Building a Better Salt Trap
With cell-specific bioengineering, scientists may have found a way to make plants more salt tolerant
A strategy to protect crops from salty soils hit plant scientist Mark Tester in a flash ten years ago, while he was delivering a classroom lecture.
“I thought, we need to work out how to control gene expression around the roots and suck the salt out before it gets to the shoot,” says the University of Adelaide biologist based at the Australian Centre for Plant Functional Genomics.
In July, Tester and collaborators in Australia and England delivered on the vision. In the journal The Plant Cell, they showed how they amplified a laboratory plant’s natural ability to draw salt out of its xylem, diverting some of it from the plant’s water pipes in stems and, ultimately, in leaves, where salt buildup can become toxic.
The better-salt-trap trait is heritable in the Arabidopsis thaliana laboratory plants that Tester’s team bioengineered. He predicts they will repeat the feat in crop plants. Experiments with rice in his laboratory already show promising results, Tester says.

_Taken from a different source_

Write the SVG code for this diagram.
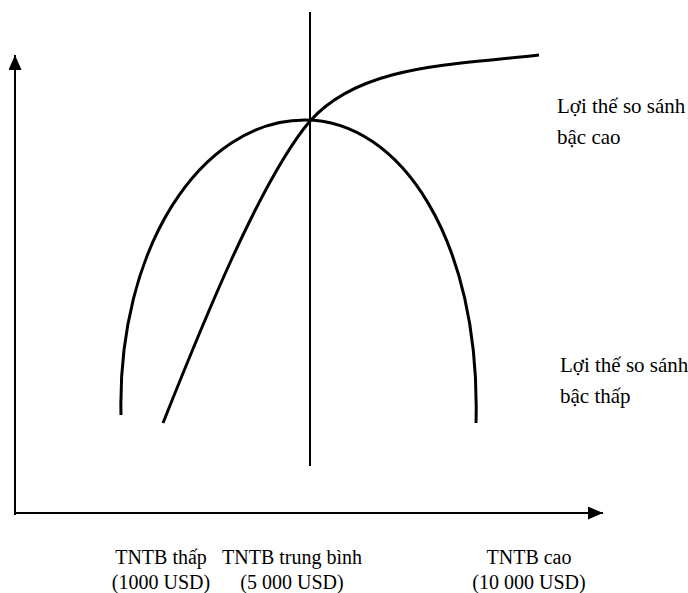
<svg xmlns="http://www.w3.org/2000/svg" width="688" height="593" viewBox="0 0 688 593">
<style>
.ln{fill:none;stroke:#000;stroke-width:3}
.ax{fill:none;stroke:#000;stroke-width:2}
text{font-family:"Liberation Serif","Times New Roman",serif;font-size:21px;fill:#000}
.c{text-anchor:middle;font-size:20px}
</style>
<defs>
<marker id="ah" markerWidth="16" markerHeight="14" refX="15" refY="6.5" orient="auto" markerUnits="userSpaceOnUse">
<path d="M0,0 L15,6.5 L0,13 Z" fill="#000"/>
</marker>
</defs>
<rect width="688" height="593" fill="#fff"/>
<g id="connectors">
<path id="y-axis" class="ax" d="M15,515 L15,55" marker-end="url(#ah)"/>
<path id="x-axis" class="ax" d="M15,513 L603,513" marker-end="url(#ah)"/>
<path id="vline" class="ax" d="M310,12 L310,466"/>
<path id="low-curve" class="ln" d="M121,415 C117,250 200,120 305,120 C400,120 481,240 476,423"/>
<path id="high-curve" class="ln" d="M163,423 C200,330 260,180 310,121 C360,65 450,65 539,55"/>
</g>
<g id="label-high">
<text x="557" y="113">Lợi thế so sánh</text>
<text x="557" y="144">bậc cao</text>
</g>
<g id="label-low">
<text x="560" y="372">Lợi thế so sánh</text>
<text x="560" y="403">bậc thấp</text>
</g>
<g id="tick-low">
<text class="c" x="161" y="564">TNTB thấp</text>
<text class="c" x="161" y="589">(1000 USD)</text>
</g>
<g id="tick-mid">
<text class="c" x="292" y="564">TNTB trung bình</text>
<text class="c" x="292" y="589">(5 000 USD)</text>
</g>
<g id="tick-high">
<text class="c" x="529" y="564">TNTB cao</text>
<text class="c" x="529" y="589">(10 000 USD)</text>
</g>
</svg>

Soil salinity is one of a growing number of challenges facing agriculture around the world. As the human population continues to swell, so does demand for fertile ground to grow food. As the drive to plant more biofuel feedstock expands, competition for good farmland is expected to increase further.
Lurking in the background are the uncertain impacts of human-induced climate change, which may alter rain patterns, increase temperatures, raise sea levels and otherwise disrupt agriculture. Farmers large and small could be looking for means to plant on less-than-ideal farmland, including land with higher-than-desired salt levels, to cope with it all.
High soil salinity is believed to hinder crop yields in 100 countries. Hardest hit are farms and gardens in arid areas such as Pakistan, India, Egypt, Tunisia, Morocco, Peru and Bolivia, according to a 2008 Science report by Jelte Rozema of Vrije Universiteit in the Netherlands and plant physiologist Timothy Flowers of the University of Sussex in England.
But the contamination exists in more economically developed places too, including the United States and Australia. In an odd twist, irrigation is the most common human-induced cause of increased soil salinity. Applying water can double a field’s crop yield, but it can also deposit salt. Even more frequently, higher levels of evaporation and transpiration on irrigated fields draw salts closer to the surface. Once there, they are very hard to remove.
High salt concentrations can hurt plants in two ways. The osmotic effect hinders plants’ ability to draw water from soil. Second, when salt accumulates in plant tissue, it can cause premature leaf death.
So far, bioengineering has not delivered solutions. Rozema and Flowers in 2008 noted that between 1996 and 2006, 30 scientific reports emerged detailing approaches to genetically altered rice, a cereal highly intolerant of salt, to make it more salt tolerant. But such rice remains a work in progress.
Tester’s team focused only on certain cells in roots to rev up systems that already provide varying amounts of salt tolerance, depending on the plant species. Some plants have the ability to reduce the amount of salt that can reach their transpiration stream by diverting some into their roots before it travels up their shoots. “It’s a last-ditch defense,” Tester said.
Building on research by others, the investigators targeted the Arabidopsis HKT1;1 gene in cells near water-transport systems in mature roots. They inserted a second copy of the gene sequence itself, as well as a promoter designed to maintain high expression of the inserted gene. Laboratory plants modified in this way had 37 to 64 percent less salt in their shoots compared with unaltered plants after exposure to high salinity.
Questions remain about the capacity of this approach. Flowers, one of the coauthors of the 2008 Science article on the toll of salinated soil on crops, wonders just how much salt plants will be able to store in their roots.
“The limited capacity of the root parenchyma is likely to limit the quantity of sodium and chloride that can be removed from the transpiration stream,” says Flowers.
Tester says the approach could make a difference in the field. “We have not yet tested the limits of the technology, but we do know it works at fairly high levels of salinites.”
If it does work adequately, Tester hopes his focus on a gene already present in plants, rather than one imported from a very different organism, will make his strategy less disagreeable to people opposed to genetic transplantation because of concerns about potential environmental risks.
Julian Schroeder, Novartis professor in plant sciences at the University of California, San Diego, says that may be possible.
“Research in wheat suggests that naturally occurring variation in HKT transporter expression can enhance salt tolerance. The difference between molecular breeding and transgenic plants becomes small in this case,” Schroeder says.